Weight1 * 1-month performance rank + Weight2 * 3-month performance rank + Weight3 * 6-month performance rank + Weight4 * 6-month volatility rank = Total Rank.

The two top-ranked asset classes were purchased and held for one month. At the end of the month, the values were recalculated and a new signal given.

In Part I of this series, I applied a scenario analysis to determine how much each of these four factors should be weighted in calculating the total rank. The result of this analysis was a weighting of 1, 1, 1, and -1 for the 1-month, 3-month, and 6-month performance and 6-month volatility, respectively. These values were also used in the 19-year backtest discussed here.

Results of the 19-year backtest

From December 31, 1994 to December 31, 2013, the system as described outperformed the S&P500 index, as shown in the graphic below, generated by the author:

System performance vs. SPY during backtest period:

(click to enlarge)

The table below shows the relevant metrics of the system versus the S&P 500 and the Fidelity growth and value US equity funds:

SYSTEM SPY FDGRX FBGRX
TOTAL 18.06 5.45 8.12 4.95
CAGR 16.45% 9.33% 11.65% 8.79%
Stdev 13.57% 16.77% 24.02% 18.64%
Sharpe 1.21 0.56 0.49 0.47
Max DD 24.46% 50.78% 68.24% 55.26%
Linearity 16.65% 21.45% 24.84% 49.96%
Growth R 0.99 0.44 0.47 0.18

(calculated by me based on data from Yahoo!

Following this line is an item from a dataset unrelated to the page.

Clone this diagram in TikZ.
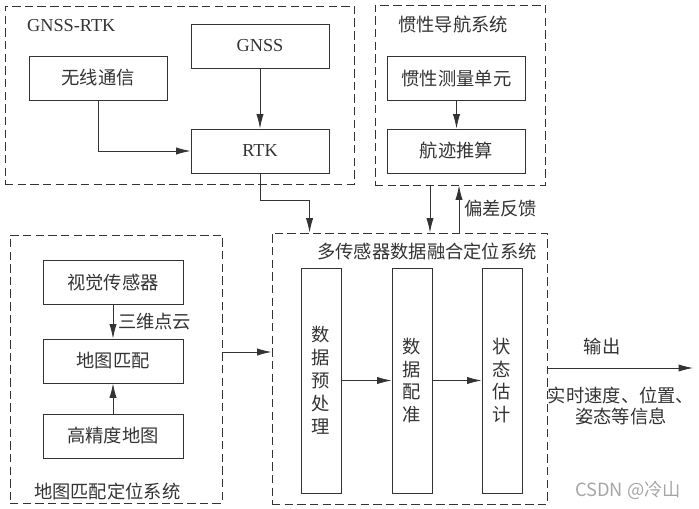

Finance historical prices, linked above for each fund)

The volatility compensated system outperformed these funds in both risk and return.

As discussed in Part I, linearity and growth ratio ("Growth R") are custom parameters that I use to measure how closely the system's returns align with an ideal exponential growth curve. A lower linearity means the systems is closer to the curve. The table above shows that the system trades far more like a fixed compounded investment than the S&P 500. The graph below, generated by the author, shows the logarithm of the system's performance compared to an ideal growth curve:

Log of system performance vs. ideal growth curve during backtest period:

(click to enlarge)

The performance of the system versus all 15 of the underlying asset classes is shown in the graph below, generated by the author.

System performance vs. asset classes in the portfolio:

(click to enlarge)

Finally, the chart below shows the percentage of months in which the system invested in each asset class. Because more than one asset is invested in each period, these percentages add up to more than 100%.

Percentage of time in position, by asset class:

(click to enlarge)

You can see that the system is almost always invested in a bond fund of one form or another, providing a hedge against the equity stake and reducing volatility.

Conclusion

A diverse basket of asset classes can be used in a rotation strategy if the strategy compensates for the variance in their volatilities. The strategy discussed above provided high returns with low risk over the backtest period. The results from Part I of this series have been corroborated by the long 19-year backtest and diverse group of asset classes discussed in this article.

Disclosure: I am long EDV. I wrote this article myself, and it expresses my own opinions. I am not receiving compensation for it (other than from Seeking Alpha). I have no business relationship with any company whose stock is mentioned in this article.